*GOAL*. Repeat verbatim only the lines from the one with "Recreate this image as a Python" through the one with "of respondents to", both ends kept. Pictures stay out.

*PROVIDED DATA*.
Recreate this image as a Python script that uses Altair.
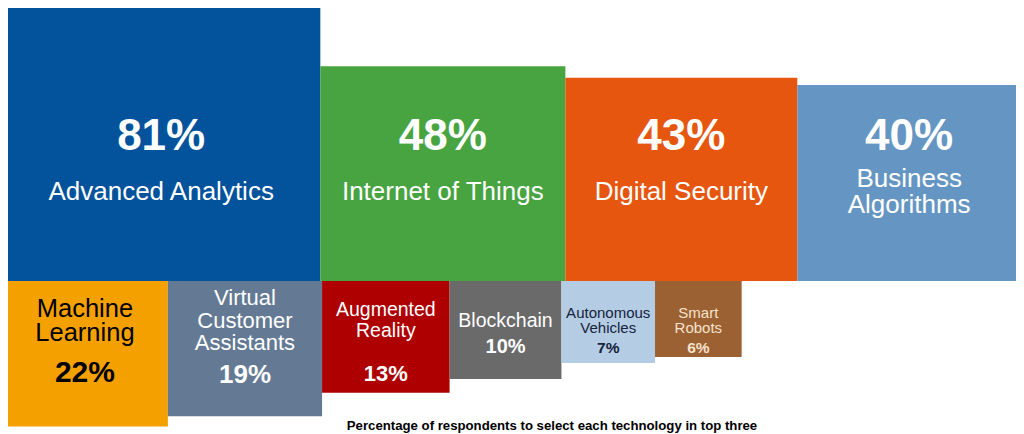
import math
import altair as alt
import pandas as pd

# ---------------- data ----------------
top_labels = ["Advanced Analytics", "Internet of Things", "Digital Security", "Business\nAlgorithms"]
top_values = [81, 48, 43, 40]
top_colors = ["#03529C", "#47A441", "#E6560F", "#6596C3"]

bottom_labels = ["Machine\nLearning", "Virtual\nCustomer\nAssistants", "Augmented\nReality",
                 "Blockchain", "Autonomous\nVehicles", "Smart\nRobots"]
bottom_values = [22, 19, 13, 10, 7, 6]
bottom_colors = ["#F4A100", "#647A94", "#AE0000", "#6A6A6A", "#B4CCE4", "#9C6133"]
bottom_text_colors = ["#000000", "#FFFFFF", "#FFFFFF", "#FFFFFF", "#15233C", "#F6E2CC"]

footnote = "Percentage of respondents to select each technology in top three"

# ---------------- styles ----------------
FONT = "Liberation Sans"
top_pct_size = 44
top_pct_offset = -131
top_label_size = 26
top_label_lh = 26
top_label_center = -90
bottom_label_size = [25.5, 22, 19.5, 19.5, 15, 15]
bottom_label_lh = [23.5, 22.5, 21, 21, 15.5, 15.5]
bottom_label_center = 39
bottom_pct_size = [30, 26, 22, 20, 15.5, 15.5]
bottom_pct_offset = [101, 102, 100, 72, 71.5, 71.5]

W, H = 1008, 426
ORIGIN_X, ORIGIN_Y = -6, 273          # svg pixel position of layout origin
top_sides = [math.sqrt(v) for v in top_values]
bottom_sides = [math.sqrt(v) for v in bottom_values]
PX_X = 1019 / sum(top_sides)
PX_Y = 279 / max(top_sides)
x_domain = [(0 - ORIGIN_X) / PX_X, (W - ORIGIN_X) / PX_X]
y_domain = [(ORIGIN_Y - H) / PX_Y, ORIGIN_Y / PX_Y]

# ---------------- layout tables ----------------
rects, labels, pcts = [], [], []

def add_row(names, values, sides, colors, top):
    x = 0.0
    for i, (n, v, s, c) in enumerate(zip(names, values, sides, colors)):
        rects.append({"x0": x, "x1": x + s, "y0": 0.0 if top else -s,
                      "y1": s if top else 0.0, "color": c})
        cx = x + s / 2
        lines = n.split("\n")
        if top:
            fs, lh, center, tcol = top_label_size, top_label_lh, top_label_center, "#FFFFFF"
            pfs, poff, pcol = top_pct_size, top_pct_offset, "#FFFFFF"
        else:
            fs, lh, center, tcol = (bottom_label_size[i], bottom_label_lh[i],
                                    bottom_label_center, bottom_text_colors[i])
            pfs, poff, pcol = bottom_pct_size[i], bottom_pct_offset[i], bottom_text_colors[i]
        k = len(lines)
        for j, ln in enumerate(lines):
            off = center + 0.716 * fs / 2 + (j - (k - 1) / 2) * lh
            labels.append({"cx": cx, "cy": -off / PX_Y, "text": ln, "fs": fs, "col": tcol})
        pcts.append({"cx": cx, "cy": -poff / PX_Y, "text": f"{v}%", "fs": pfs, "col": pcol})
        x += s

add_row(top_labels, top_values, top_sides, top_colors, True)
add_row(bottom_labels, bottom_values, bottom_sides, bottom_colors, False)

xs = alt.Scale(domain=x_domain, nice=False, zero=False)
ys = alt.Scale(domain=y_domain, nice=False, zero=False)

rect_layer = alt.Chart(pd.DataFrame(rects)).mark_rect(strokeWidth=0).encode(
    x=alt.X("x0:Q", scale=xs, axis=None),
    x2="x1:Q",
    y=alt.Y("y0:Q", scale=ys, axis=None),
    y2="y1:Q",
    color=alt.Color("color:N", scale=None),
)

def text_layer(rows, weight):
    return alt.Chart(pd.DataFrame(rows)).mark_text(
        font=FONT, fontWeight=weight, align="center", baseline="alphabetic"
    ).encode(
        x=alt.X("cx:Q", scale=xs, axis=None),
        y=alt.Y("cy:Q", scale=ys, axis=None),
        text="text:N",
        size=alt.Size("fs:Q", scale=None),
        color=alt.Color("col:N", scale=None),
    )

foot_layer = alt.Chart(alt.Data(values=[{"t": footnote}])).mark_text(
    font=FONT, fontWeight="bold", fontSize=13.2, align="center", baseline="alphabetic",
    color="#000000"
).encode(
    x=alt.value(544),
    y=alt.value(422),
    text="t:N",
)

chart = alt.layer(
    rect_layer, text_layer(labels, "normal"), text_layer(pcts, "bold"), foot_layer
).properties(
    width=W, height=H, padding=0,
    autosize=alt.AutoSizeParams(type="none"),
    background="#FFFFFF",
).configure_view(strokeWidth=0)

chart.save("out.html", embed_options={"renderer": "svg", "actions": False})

==

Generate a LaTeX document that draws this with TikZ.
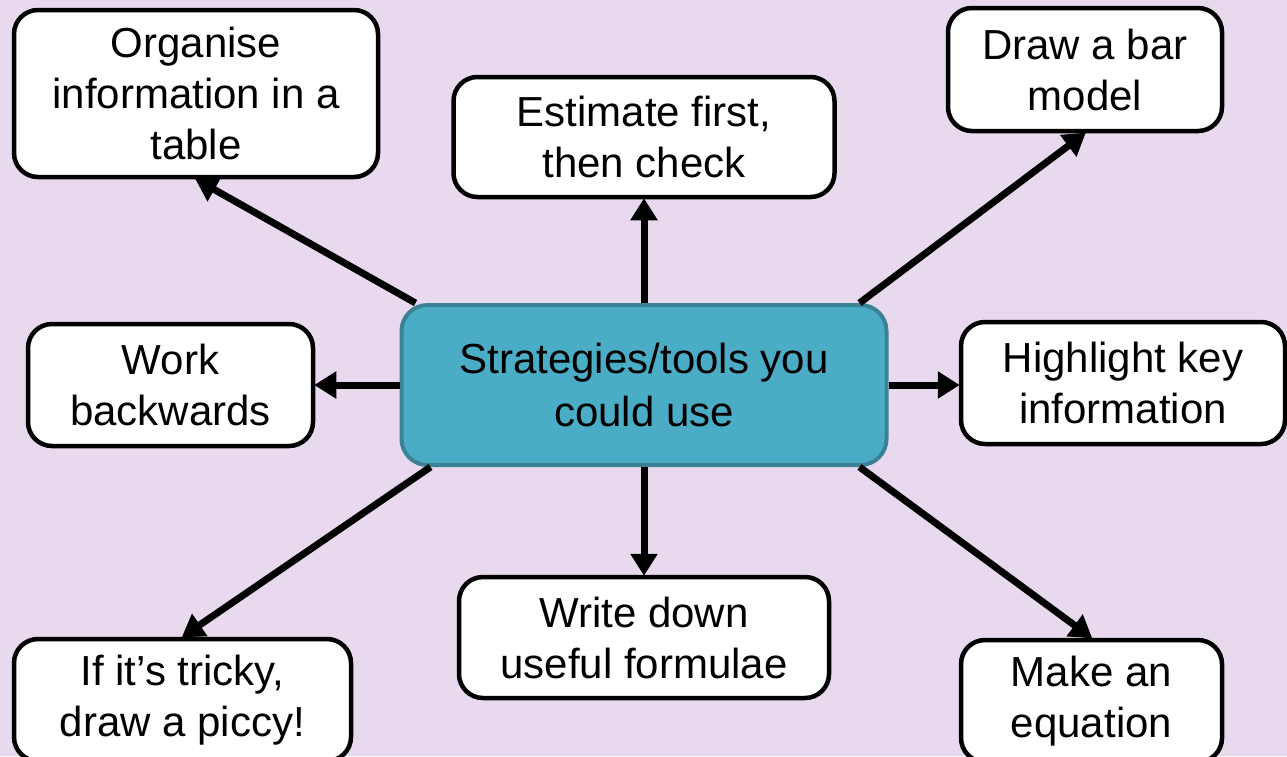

* * *

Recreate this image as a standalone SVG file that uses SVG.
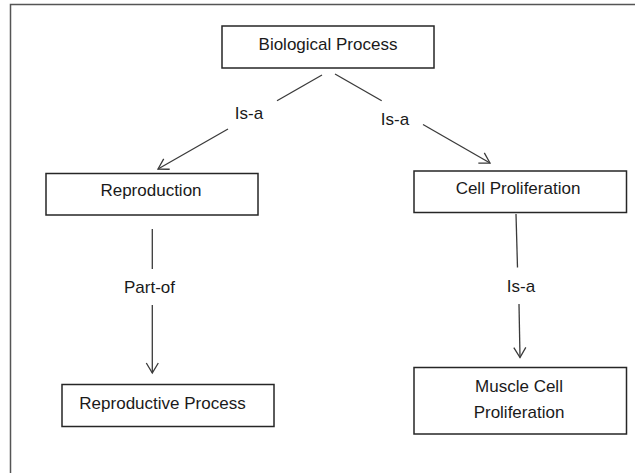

*THE RESPONSE*.
Recreate this image as a Python script that uses Altair.
import math
import altair as alt
import pandas as pd

# ---------------- data ----------------
top_labels = ["Advanced Analytics", "Internet of Things", "Digital Security", "Business\nAlgorithms"]
top_values = [81, 48, 43, 40]
top_colors = ["#03529C", "#47A441", "#E6560F", "#6596C3"]

bottom_labels = ["Machine\nLearning", "Virtual\nCustomer\nAssistants", "Augmented\nReality",
                 "Blockchain", "Autonomous\nVehicles", "Smart\nRobots"]
bottom_values = [22, 19, 13, 10, 7, 6]
bottom_colors = ["#F4A100", "#647A94", "#AE0000", "#6A6A6A", "#B4CCE4", "#9C6133"]
bottom_text_colors = ["#000000", "#FFFFFF", "#FFFFFF", "#FFFFFF", "#15233C", "#F6E2CC"]

footnote = "Percentage of respondents to select each technology in top three"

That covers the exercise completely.